In a press conference on Monday, Obama called the reports "outrageous" and intolerable, while saying he would reserve harsher judgment for when a fuller report on the IRS's actions is formally released.
"This is pretty straightforward," said Obama. "If, in fact, IRS personnel engaged in the kind of practices that have been reported on and were intentionally targeting conservative groups, then that is outrageous, and there is no place for it, and they have to be held fully accountable, because the IRS as an independent agency requires absolute integrity and people have to have confidence that they are applying the laws in a non-partisan way. You should feel that way regardless of party."
"But I have got no patience with it, I will not tolerate it, and we will make sure that we find out exactly what happened on this," he added.
The remarks were the president's first on the evolving scandal surrounding the tax collection agency. News broke last Friday that the IRS had targeted groups with the words "Tea Party" or "Patriot" in their name, forcing them to fill out additional questionnaires and provide more information in order to get approval for their tax-exempt status. Over the weekend, the Wall Street Journal reported that the IRS had also given extra scrutiny to organizations that focused on government spending, debt and taxes.
Lawmakers have responded with anger and outrage. On Monday morning, Sen. Marco Rubio (R-Fla.) called on the IRS commissioner to be fired. The senator's office confirmed to The Huffington Post that he was referring to Steven Miller, the acting commissioner. The Senate has not yet confirmed a full-time commissioner since Douglas Shulman, a Bush appointee, stepped down this past fall.

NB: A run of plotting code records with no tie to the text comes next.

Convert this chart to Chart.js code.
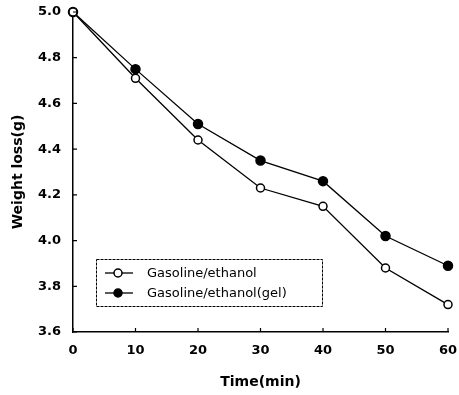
<!DOCTYPE html>
<html>
<head>
    <title>Weight loss</title>
    <style>
        body {
            margin: 0;
            padding: 0;
            background-color: #fff;
        }
        .chart-wrapper {
            width: 459px;
            height: 395px;
        }
    </style>
</head>
<body>
<div class="chart-wrapper">
    <canvas id="lossChart"></canvas>
</div>

<script src="https://cdn.jsdelivr.net/npm/chart.js@4.4.1/dist/chart.umd.min.js"></script>
<script>
    const timeMin = [0, 10, 20, 30, 40, 50, 60];
    const ethanolLoss = [5.0, 4.71, 4.44, 4.23, 4.15, 3.88, 3.72];
    const gelLoss = [5.0, 4.75, 4.51, 4.35, 4.26, 4.02, 3.89];
    const xTicks = [0, 10, 20, 30, 40, 50, 60];
    const yTicks = [3.6, 3.8, 4.0, 4.2, 4.4, 4.6, 4.8, 5.0];

    const FONT = '"DejaVu Sans", "Liberation Sans", Arial, sans-serif';

    // inward tick marks on both axes
    const innerTicks = {
        id: 'innerTicks',
        afterDraw(chart) {
            const { ctx, chartArea, scales } = chart;
            ctx.save();
            ctx.strokeStyle = '#000';
            ctx.lineWidth = 1.2;
            ctx.beginPath();
            yTicks.forEach(v => {
                const y = scales.y.getPixelForValue(v);
                ctx.moveTo(chartArea.left, y);
                ctx.lineTo(chartArea.left + 4, y);
            });
            xTicks.forEach(v => {
                const x = scales.x.getPixelForValue(v);
                ctx.moveTo(x, chartArea.bottom);
                ctx.lineTo(x, chartArea.bottom - 4);
            });
            ctx.stroke();
            ctx.restore();
        }
    };

    // legend box drawn inside the plot area
    const boxLegend = {
        id: 'boxLegend',
        afterDatasetsDraw(chart) {
            const { ctx, chartArea } = chart;
            const left = chartArea.left + 23;
            const top = chartArea.bottom - 73;
            const w = 226, h = 47;
            ctx.save();
            ctx.fillStyle = '#fff';
            ctx.fillRect(left, top, w, h);
            ctx.strokeStyle = '#000';
            ctx.lineWidth = 1;
            ctx.setLineDash([3, 1]);
            ctx.strokeRect(left + 0.5, top + 0.5, w, h);
            ctx.setLineDash([]);
            chart.data.datasets.forEach((ds, i) => {
                const y = top + 14 + i * 20;
                ctx.beginPath();
                ctx.lineWidth = 1.3;
                ctx.moveTo(left + 9, y);
                ctx.lineTo(left + 37, y);
                ctx.stroke();
                ctx.beginPath();
                ctx.arc(left + 22, y, 4, 0, Math.PI * 2);
                ctx.fillStyle = ds.pointBackgroundColor;
                ctx.fill();
                ctx.lineWidth = 1.5;
                ctx.stroke();
                ctx.fillStyle = '#000';
                ctx.font = '13px ' + FONT;
                ctx.textBaseline = 'middle';
                ctx.fillText(ds.label, left + 51, y + 1);
            });
            ctx.restore();
        }
    };

    new Chart(document.getElementById('lossChart'), {
        type: 'line',
        data: {
            datasets: [{
                label: 'Gasoline/ethanol',
                data: timeMin.map((t, i) => ({ x: t, y: ethanolLoss[i] })),
                borderColor: '#000',
                borderWidth: 1.3,
                pointBackgroundColor: '#fff',
                pointBorderColor: '#000',
                pointBorderWidth: 1.5,
                pointRadius: 4,
                tension: 0,
                clip: false
            }, {
                label: 'Gasoline/ethanol(gel)',
                data: timeMin.map((t, i) => ({ x: t, y: gelLoss[i] })),
                borderColor: '#000',
                borderWidth: 1.3,
                pointBackgroundColor: '#000',
                pointBorderColor: '#000',
                pointBorderWidth: 1.5,
                pointRadius: 4.5,
                tension: 0,
                clip: false
            }]
        },
        options: {
            responsive: true,
            maintainAspectRatio: false,
            animation: false,
            layout: {
                padding: { top: 12, right: 11, left: 6, bottom: 0 }
            },
            scales: {
                x: {
                    type: 'linear',
                    min: 0,
                    max: 60,
                    afterBuildTicks: scale => {
                        scale.ticks = xTicks.map(v => ({ value: v }));
                    },
                    afterFit: scale => {
                        scale.height = 63;
                        scale.paddingLeft = 0;
                        scale.paddingRight = 0;
                    },
                    grid: { display: false, drawTicks: false },
                    border: { display: true, color: '#000', width: 1.5 },
                    ticks: {
                        color: '#000',
                        padding: 11,
                        font: { family: FONT, size: 13, weight: 'bold' }
                    },
                    title: {
                        display: true,
                        text: 'Time(min)',
                        color: '#000',
                        padding: { top: 18, bottom: 4 },
                        font: { family: FONT, size: 14, weight: 'bold' }
                    }
                },
                y: {
                    min: 3.6,
                    max: 5.0,
                    afterBuildTicks: scale => {
                        scale.ticks = yTicks.map(v => ({ value: v }));
                    },
                    afterFit: scale => {
                        scale.width = 67;
                        scale.paddingTop = 0;
                        scale.paddingBottom = 0;
                    },
                    grid: { display: false, drawTicks: false },
                    border: { display: true, color: '#000', width: 1.5 },
                    ticks: {
                        color: '#000',
                        padding: 12,
                        callback: v => v.toFixed(1),
                        font: { family: FONT, size: 13, weight: 'bold' }
                    },
                    title: {
                        display: true,
                        text: 'Weight loss(g)',
                        color: '#000',
                        padding: { bottom: 10 },
                        font: { family: FONT, size: 14, weight: 'bold' }
                    }
                }
            },
            plugins: {
                legend: { display: false },
                tooltip: { enabled: false }
            }
        },
        plugins: [innerTicks, boxLegend]
    });
</script>
</body>
</html>
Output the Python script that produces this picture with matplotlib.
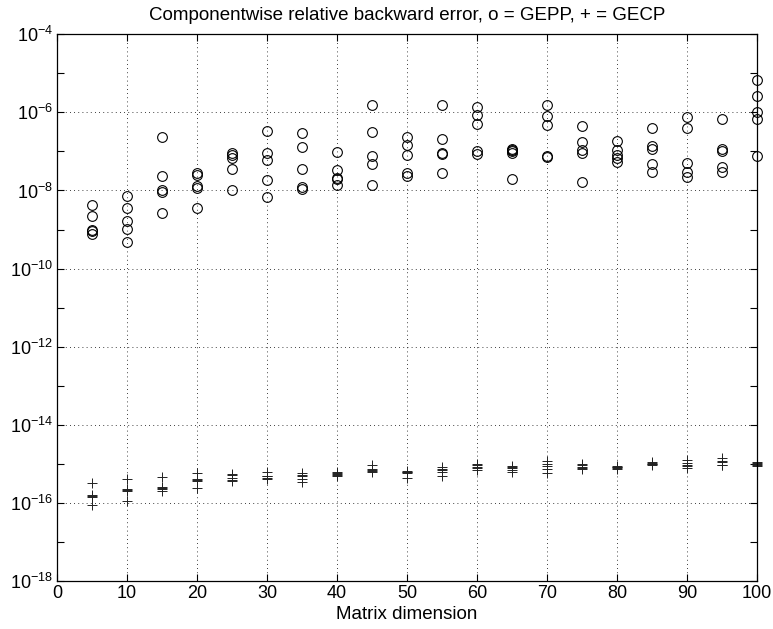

Sen. Joe Manchin (D-W.Va.), meanwhile, called for a "congressional investigation to determine" how the IRS scandal took place. Sen. Max Baucus (D-Mont.), who chairs the Senate Finance Committee, said that "The IRS should be prepared for a full investigation into this matter by the Senate Finance Committee."
The results of such an investigation will ultimately determine whether the story amounts to a case of terrible bureaucratic judgment or becomes a wider political scandal.
The IRS began taking on additional campaign finance regulatory responsibilities after the Supreme Court's Citizens United decision, which led to an uptick in filings for 501(c)(4) organizations seeking social welfare status. The agency's Cincinnati office became the central clearing point for those applications. Officials there, the agency said, were the ones who inappropriately targeted conservative groups for scrutiny.
As early as mid-2011, however, high-ranking IRS officials became aware that the Cincinnati office was engaging in this activity, a forthcoming Treasury Inspector General for Tax Administration report will reportedly reveal. Why nothing was said or done prior to last Friday is unclear.
The president on Monday said that neither he nor his advisers were aware that this was taking place.
"I learned about it from the same news reports that I think most people learned about this," said the president. "I think it was on Friday."
The Wall Street Journal, meanwhile, reported that a government official who had reviewed a copy of the report said no one outside the IRS was involved in encouraging the targeting of conservative groups.
UPDATE: 2:45 p.m. -- Senate Majority Leader Harry Reid (D-Nev.) has joined the chorus of concerned lawmakers, saying that he supports bipartisan calls for an investigation into the IRS scandal. From his floor remarks:
I have spoken today to the senior Senator from Montana, Chairman of the Finance Committee, Max Baucus, and he is looking into this matter in his role as finance chairman of that committee. If the Inspector General's report indicates further investigation is needed, I have full confidence in the ability of Senator Baucus and the Finance Committee to get to the bottom of this matter and recommend appropriate action.